Read Time: 3 Minutes
I’ve been on the fence with this one for a while since I wasn’t sure if someone looping through time would become repetitive, and for the most part, it actually isn’t. Our hero, Ryan Romano – aka Quicksave – detests doing the exact same thing over and over unless it’s critical to his “perfect run”, so he changes things up on his do-overs quite often. The author, Maxime Durand, also does everyone a favour by skipping much of the do-overs with some general hand-waving and maybe a snippet of what was different, so time keeps on moving forward even though Ryan keeps getting reset.
Set a decade or so after a cataclysmic turn of events for humankind. Gifted elixirs from someone only known as “The Alchemist”, most people jumped at the chance for superpowers. Not all were fortunate and got dud or downright awful ones, but Ryan got the ability to add a savepoint to his life and return there on his death.

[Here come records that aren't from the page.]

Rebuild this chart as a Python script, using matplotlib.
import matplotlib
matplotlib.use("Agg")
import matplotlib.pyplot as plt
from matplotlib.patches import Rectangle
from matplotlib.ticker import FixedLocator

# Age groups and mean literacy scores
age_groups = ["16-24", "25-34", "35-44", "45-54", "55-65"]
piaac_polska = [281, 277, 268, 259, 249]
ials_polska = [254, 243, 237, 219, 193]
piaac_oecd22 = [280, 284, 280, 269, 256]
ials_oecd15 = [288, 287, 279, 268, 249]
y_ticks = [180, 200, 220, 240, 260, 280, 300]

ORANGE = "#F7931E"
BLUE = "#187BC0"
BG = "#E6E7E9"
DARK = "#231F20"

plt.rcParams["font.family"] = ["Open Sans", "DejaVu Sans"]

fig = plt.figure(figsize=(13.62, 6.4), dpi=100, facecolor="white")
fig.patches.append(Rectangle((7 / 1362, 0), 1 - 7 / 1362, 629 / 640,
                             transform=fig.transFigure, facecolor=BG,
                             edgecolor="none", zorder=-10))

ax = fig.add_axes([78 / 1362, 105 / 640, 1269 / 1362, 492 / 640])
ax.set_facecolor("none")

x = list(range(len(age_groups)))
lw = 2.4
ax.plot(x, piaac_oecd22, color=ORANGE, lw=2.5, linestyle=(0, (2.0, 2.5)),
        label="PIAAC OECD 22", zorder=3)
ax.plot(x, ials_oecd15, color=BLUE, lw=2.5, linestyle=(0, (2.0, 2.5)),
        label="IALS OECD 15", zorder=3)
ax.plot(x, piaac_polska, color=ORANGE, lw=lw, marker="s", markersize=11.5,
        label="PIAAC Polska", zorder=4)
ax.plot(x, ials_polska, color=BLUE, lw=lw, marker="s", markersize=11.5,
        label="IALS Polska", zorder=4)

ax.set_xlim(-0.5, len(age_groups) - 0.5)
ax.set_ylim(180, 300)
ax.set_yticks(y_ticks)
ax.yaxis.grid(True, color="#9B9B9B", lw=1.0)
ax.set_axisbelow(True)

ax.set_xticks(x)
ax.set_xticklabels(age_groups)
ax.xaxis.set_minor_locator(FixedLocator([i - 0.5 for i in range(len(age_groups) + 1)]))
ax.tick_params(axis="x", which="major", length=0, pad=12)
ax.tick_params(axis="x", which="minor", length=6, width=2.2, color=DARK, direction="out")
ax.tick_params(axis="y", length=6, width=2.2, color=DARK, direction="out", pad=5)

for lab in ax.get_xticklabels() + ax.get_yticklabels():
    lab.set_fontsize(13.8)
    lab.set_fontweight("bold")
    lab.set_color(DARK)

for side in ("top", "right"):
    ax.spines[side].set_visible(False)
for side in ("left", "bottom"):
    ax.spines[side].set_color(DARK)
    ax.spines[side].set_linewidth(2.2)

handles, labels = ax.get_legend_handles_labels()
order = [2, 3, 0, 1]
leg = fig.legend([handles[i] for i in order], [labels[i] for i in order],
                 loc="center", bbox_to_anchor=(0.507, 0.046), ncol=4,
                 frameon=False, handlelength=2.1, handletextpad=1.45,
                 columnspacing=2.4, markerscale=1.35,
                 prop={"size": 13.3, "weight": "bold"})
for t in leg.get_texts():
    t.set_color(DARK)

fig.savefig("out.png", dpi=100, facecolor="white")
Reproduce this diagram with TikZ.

Good thing, too, because he dies a lot.
The first great super-villain essentially nuked most of the planet. The story is told sometime after that, set in the remains of Rome, where a mega-corporation and the mafia are the two biggest hitters in town and are fighting a never-ending turf war for supremacy.
Ryan is a mostly likeable character. He’s a little happy-go-lucky with his life, but that probably comes with the territory when you get infinite retries. His mission of doing the “perfect run” stems from his love of video games, where he wants to finish whatever mission he’s on with the best outcome for everyone.
That’s his life philosophy in a nutshell. He treats life like it’s a video game… but with the constant resets comes a different problem. Nobody remembers him, so friends (and enemies) he makes during one attempt don’t remember him in the next. The only one he wants to remember him has known him before he could stop time, but she seemingly wants nothing to do with Ryan.
The narration by Eric Michael Summerer was good; nothing to write home about but decent. I didn’t make any notes about quality or the like, and I don’t recall any instances of being pulled out of the story, so the production is solid.
I was a little surprised when the story ended. I didn’t look to see if it was a series before purchasing, and it’s the first of three. That’s not a negative, just a note of surprise for me. I enjoyed it enough that I’ll be continuing with it.
One minor annoyance – the publisher has stuck a 42-minute “preview” of another book by the author at the end, so the run time is closer to 17 hours than the 18 hours on the information. I’m not a fan of when this is done since I don’t want to be immediately pulled into a vastly different universe than the one I was just in. So, just a heads-up if you’re the same.